GOD visits us with mercy every morning. Before we are awake He is at work in the world, baptizing it with dew, feeding the birds and wild things, taking pleasure in the jasmine and heliotrope, the honeysuckle, and the rose; and with all his care for his world, He does not forget man, whom He has placed there to be its tenant. There is no life so mean and abject, so suffering and wretched, that He does not visit in order to comfort and relieve it. No heart so forlorn that He does not knock at the door: no window so selfishly curtained and shuttered, at which He does not tap. "Open to Me!" the heavenly visitor entreats, "my love, my dove, my spouse!" Alas for us! that we keep the doors and windows closed to Him — as the poor widow to a beneficent friend, who called to relieve her, but she mistook him for the rent-collector.

But probably Job meant that God visits us in discipline, training, education.

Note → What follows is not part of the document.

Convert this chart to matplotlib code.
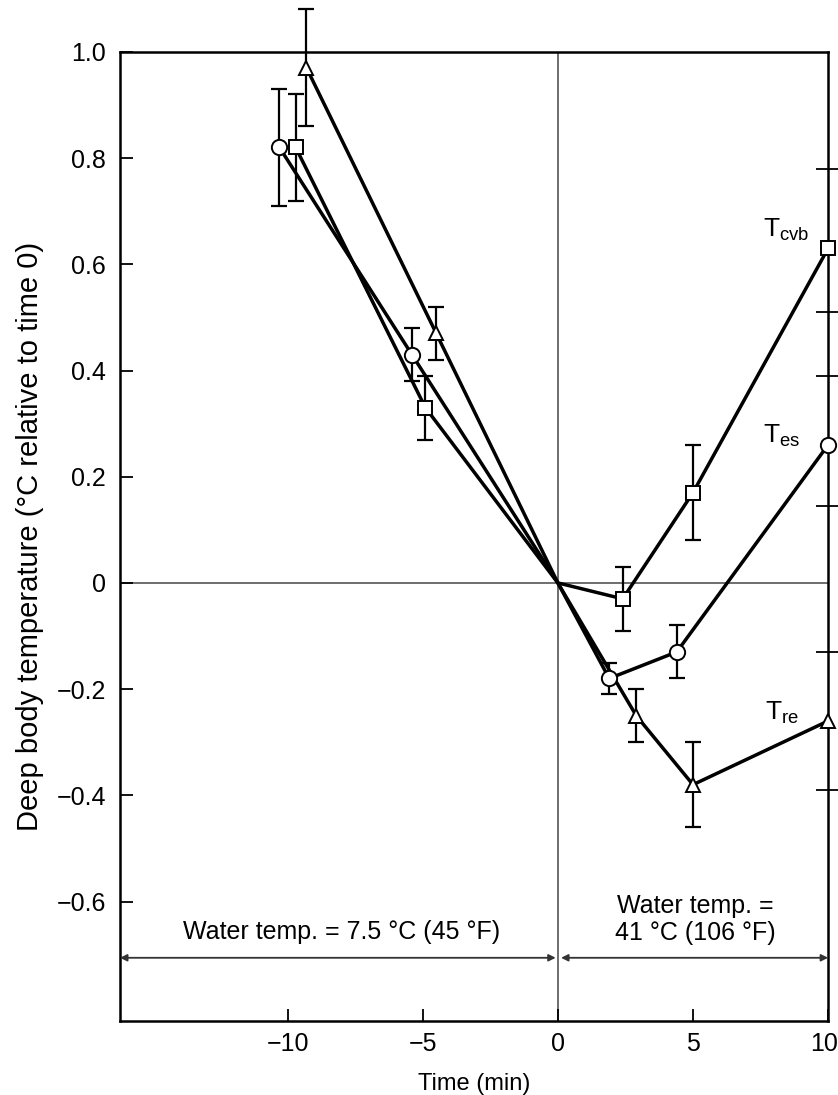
import matplotlib.pyplot as plt
import matplotlib.transforms as mtransforms
from matplotlib.ticker import FixedLocator, FuncFormatter

plt.rcParams["font.family"] = ["Liberation Sans", "DejaVu Sans"]

# Change in deep body temperature (°C relative to time 0), mean and SE,
# before (cold water) and after (warm water) the switch at time 0.
time_cvb = [-9.7, -4.9, 0, 2.4, 5.0, 10]
temp_cvb = [0.82, 0.33, 0, -0.03, 0.17, 0.63]
err_cvb = [0.10, 0.06, 0, 0.06, 0.09, 0]

time_es = [-10.3, -5.4, 0, 1.9, 4.4, 10]
temp_es = [0.82, 0.43, 0, -0.18, -0.13, 0.26]
err_es = [0.11, 0.05, 0, 0.03, 0.05, 0]

time_re = [-9.3, -4.5, 0, 2.9, 5.0, 10]
temp_re = [0.97, 0.47, 0, -0.25, -0.38, -0.26]
err_re = [0.11, 0.05, 0, 0.05, 0.08, 0]

series = [
    ("cvb", time_cvb, temp_cvb, err_cvb, "s", (7.6, 0.652)),
    ("es", time_es, temp_es, err_es, "o", (7.6, 0.264)),
    ("re", time_re, temp_re, err_re, "^", (7.67, -0.258)),
]

x_ticks = [-10, -5, 0, 5, 10]
y_ticks = [1.0, 0.8, 0.6, 0.4, 0.2, 0, -0.2, -0.4, -0.6]
right_ticks = [0.78, 0.51, 0.39, 0.145, -0.13, -0.39]

fig = plt.figure(figsize=(8.38, 10.95), dpi=100)
ax = fig.add_axes([0.1432, 0.0676, 0.845, 0.885])

ax.axhline(0, color="#555555", lw=1.2, zorder=1)
ax.axvline(0, color="#555555", lw=1.2, zorder=1)

for name, t, v, e, mk, (lx, ly) in series:
    ax.plot(t, v, color="black", lw=2.5, zorder=3, clip_on=False)
    et = [ti for ti, ei in zip(t, e) if ei > 0]
    ev = [vi for vi, ei in zip(v, e) if ei > 0]
    ee = [ei for ei in e if ei > 0]
    ax.errorbar(et, ev, yerr=ee, fmt="none", ecolor="black", elinewidth=1.6,
                capsize=5.5, capthick=1.6, zorder=2, clip_on=False)
    pts = [(ti, vi) for ti, vi in zip(t, v) if ti != 0]
    ax.plot([p[0] for p in pts], [p[1] for p in pts], linestyle="none",
            marker=mk, markersize=10 if mk != "o" else 11,
            markerfacecolor="white", markeredgecolor="black",
            markeredgewidth=1.4, zorder=4, clip_on=False)
    ax.text(lx, ly, r"T$_{\mathregular{%s}}$" % name, fontsize=19,
            ha="left", va="baseline", zorder=5)

# water temperature periods
arrow = dict(arrowstyle="<|-|>", color="#333333", lw=1.3, mutation_scale=10,
             shrinkA=0, shrinkB=0)
ax.annotate("", xy=(-16.2, -0.706), xytext=(-0.08, -0.706), arrowprops=arrow)
ax.annotate("", xy=(0.12, -0.706), xytext=(10, -0.706), arrowprops=arrow)
ax.text(-8.02, -0.657, "Water temp. = 7.5 °C (45 °F)", fontsize=18,
        ha="center", va="center")
ax.text(5.08, -0.634, "Water temp. =\n41 °C (106 °F)", fontsize=18,
        ha="center", va="center", linespacing=1.2)

ax.set_xlim(-16.2, 10)
ax.set_ylim(-0.825, 1.0)
ax.xaxis.set_major_locator(FixedLocator(x_ticks))
ax.yaxis.set_major_locator(FixedLocator(y_ticks))
ax.xaxis.set_major_formatter(FuncFormatter(lambda v, p: f"{v:g}".replace("-", "\u2212")))
ax.yaxis.set_major_formatter(FuncFormatter(
    lambda v, p: "0" if v == 0 else f"{v:.1f}".replace("-", "\u2212")))
ax.tick_params(axis="both", direction="in", length=9, width=1.3,
               labelsize=18, pad=8)
ax.tick_params(axis="y", pad=10)

# the last time label sits flush with the right frame
fig.canvas.draw()
last = ax.get_xticklabels()[-1]
last.set_horizontalalignment("right")
last.set_transform(last.get_transform()
                   + mtransforms.ScaledTranslation(10 / 100, 0, fig.dpi_scale_trans))

for s in ax.spines.values():
    s.set_linewidth(1.8)

ax2 = ax.twinx()
ax2.set_ylim(ax.get_ylim())
ax2.yaxis.set_major_locator(FixedLocator(right_ticks))
ax2.tick_params(axis="y", direction="inout", length=18, width=1.3,
                labelright=False)
for s in ax2.spines.values():
    s.set_visible(False)

ax.set_xlabel("Time (min)", fontsize=17, labelpad=12)
ax.set_ylabel("Deep body temperature (°C relative to time 0)", fontsize=21,
              labelpad=9)

fig.savefig("out.png", dpi=100)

He is the watcher of men; not to detect their failures, but to discover opportunities of leading them on to richer, fuller experiences of his grace and life. Surely, as we consider all the time and pains which God has expended on us, we too may cry, with the patriarch, "What is man?" Man is more than we guess, else God would never take such time and pains with him. When a lapidary spends years over a single diamond, the most careless observer begins to appraise properly its intrinsic value.

Every morning God visits thee, with holy thoughts and warnings, with miracles and parables, with anticipations and forecasts — oh, realize how much thou art to Him: give Him love for love, thanks and loving recognition, a child's welcome and trust.